Earliest peoples
The first people arrived in Finland about 9,000 years ago. They probably represented several groups and tribes, including the ancestors of the present Sami. Lured by the plenitude of game, particularly fur-bearing animals and fish, they followed the melting ice northward. The first people perhaps came to hunt only for the summer, but gradually more and more of them stayed over the winter. Apparently berries played a significant role in their diet.
Another group probably arrived some 3,000 years later from the southeast. They possibly spoke a Finno-Ugric language and may have been related to the ancestors of the present Finns, if they were not actually of the same group. Other peoples—including the ancestors of the Tavastians—followed from the southwest and central Europe, eventually adopting the Finno-Ugric tongue.
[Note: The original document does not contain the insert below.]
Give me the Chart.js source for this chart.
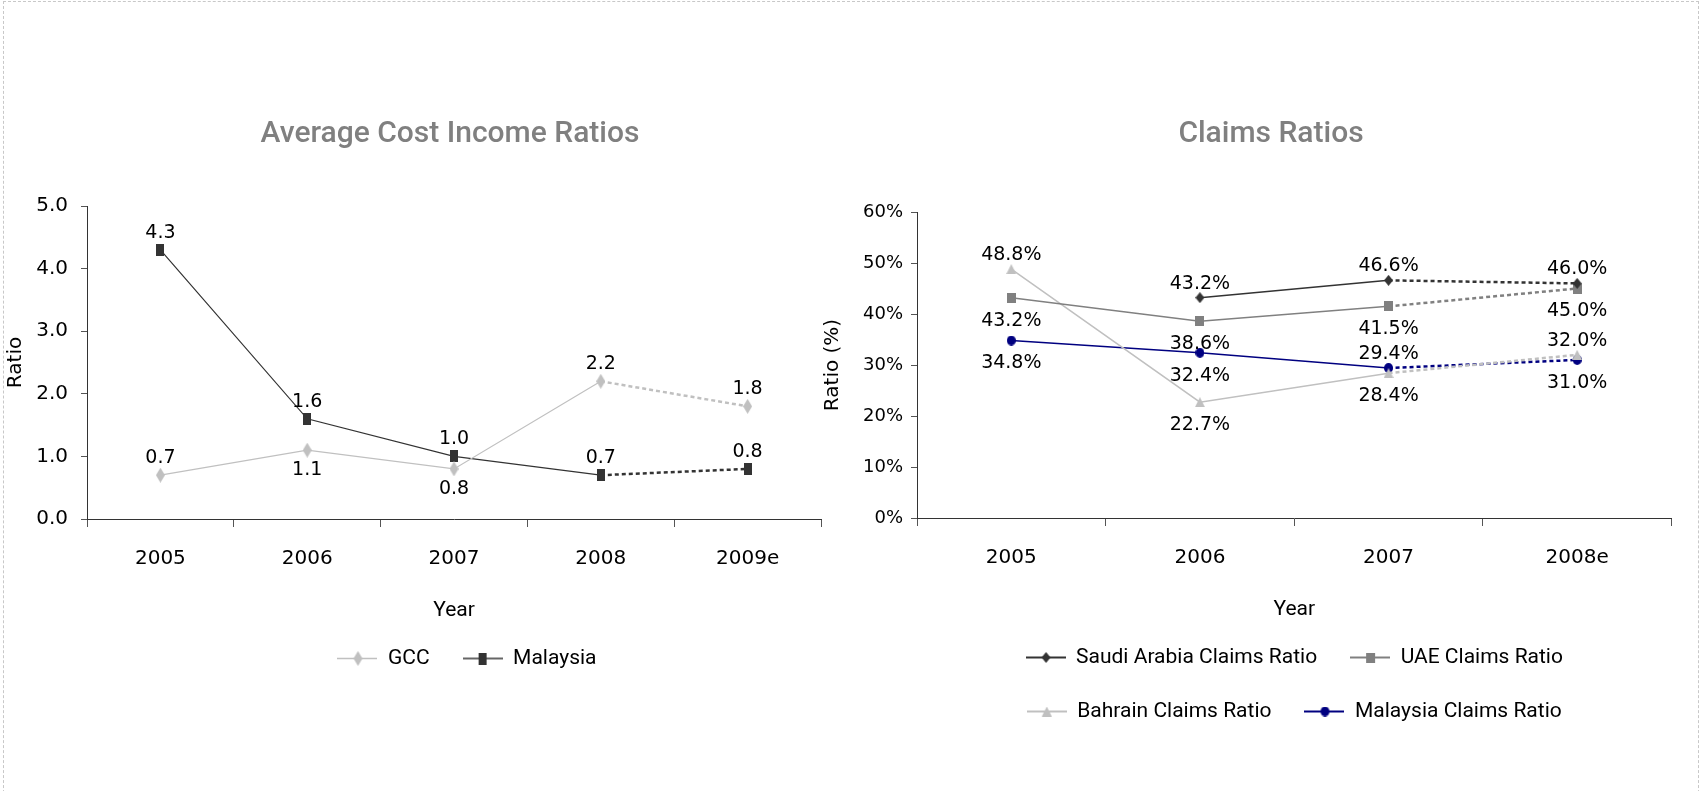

During the 1st millennium bce several more groups arrived, among them the ancestors of the present Finns. The nomadic Sami, who had been scattered over the greater part of Finland, withdrew to the north. Most other groups intermarried and assimilated with the newcomers, and settlement spread across the south of Finland. The population was still extremely sparse, but three loose unities seem to have crystallized: the Finns proper, the Tavastians, and the Karelians. These each had their own chiefs, and they waged war on one another.
Even before the beginning of the Viking Age (8th–11th century ce), Swedes had settled on the southwestern coast. During the Viking Age, Finland lay along the northern boundary of the trade routes to Russia, and the inhabitants of the area served as suppliers of furs. The Finns apparently did not take part in the Viking expeditions. The end of the Viking Age was a time of unrest in Finland, and Swedish and Danish raids were made on the area, where Russians and Germans also traded.
Competition for trade and converts
From the 12th century, Finland was a battleground between Russia and Sweden. The economic rivalry of the powers in the Baltic was turned into a religious rivalry, and the Swedish expeditions took on the character of crusades. Finland is mentioned together with Estonia in a list of Swedish provinces drawn up for the pope in 1120, apparently as a Swedish missionary area. The first crusade, according to tradition, was undertaken in about 1157 by King Erik, who was accompanied by an English bishop named Henry. Henry remained in Finland to organize the affairs of the church and was murdered by a Finnish yeoman; by the end of the 12th century, he was revered as a saint, and he later became Finland’s patron. In a papal bull (c. 1172), the Swedes were advised to force the Finns into submission by permanently manning the Finnish fortresses in order to protect the Christianization effort from attacks from the east.
By the end of the 12th century, competition for influence in the Gulf of Finland had intensified: German traders had regular contacts with Novgorod via Gotland, and Denmark tried to establish bases on the gulf. The Danes reportedly invaded Finland in 1191 and again in 1202; in 1209 the pope authorized the archbishop of Lund to appoint a minister stationed in Finland. The Swedish king counterattacked, and in 1216 he received confirmation from the pope of his title to the lands won by himself and his predecessors from the heathens. He was also authorized to establish a seat for one or two bishops in the Finnish missionary territory. In eastern Finland the Russian church attempted to win converts, and in 1227 Duke Jaroslav undertook a program of forced baptisms, designed to tie Karelia closer to Novgorod. In response the pope placed Finland under apostolic protection and invoked a commercial blockade against Russia (1229). A large force, led by Birger, a Swedish jarl (a noble ranking immediately below the king), and including Swedes, Finns, and crusaders from various countries, was defeated in 1240 by a duke of Novgorod, and the advance of Western Christendom into Russia was halted, while the religious division of Finland was sealed, with the Karelians in the Eastern sphere. The bishop of Finland, Thomas, resigned in 1245, and the mission territory was left without leadership until 1249, when the Dominicans founded a monastery in Turku.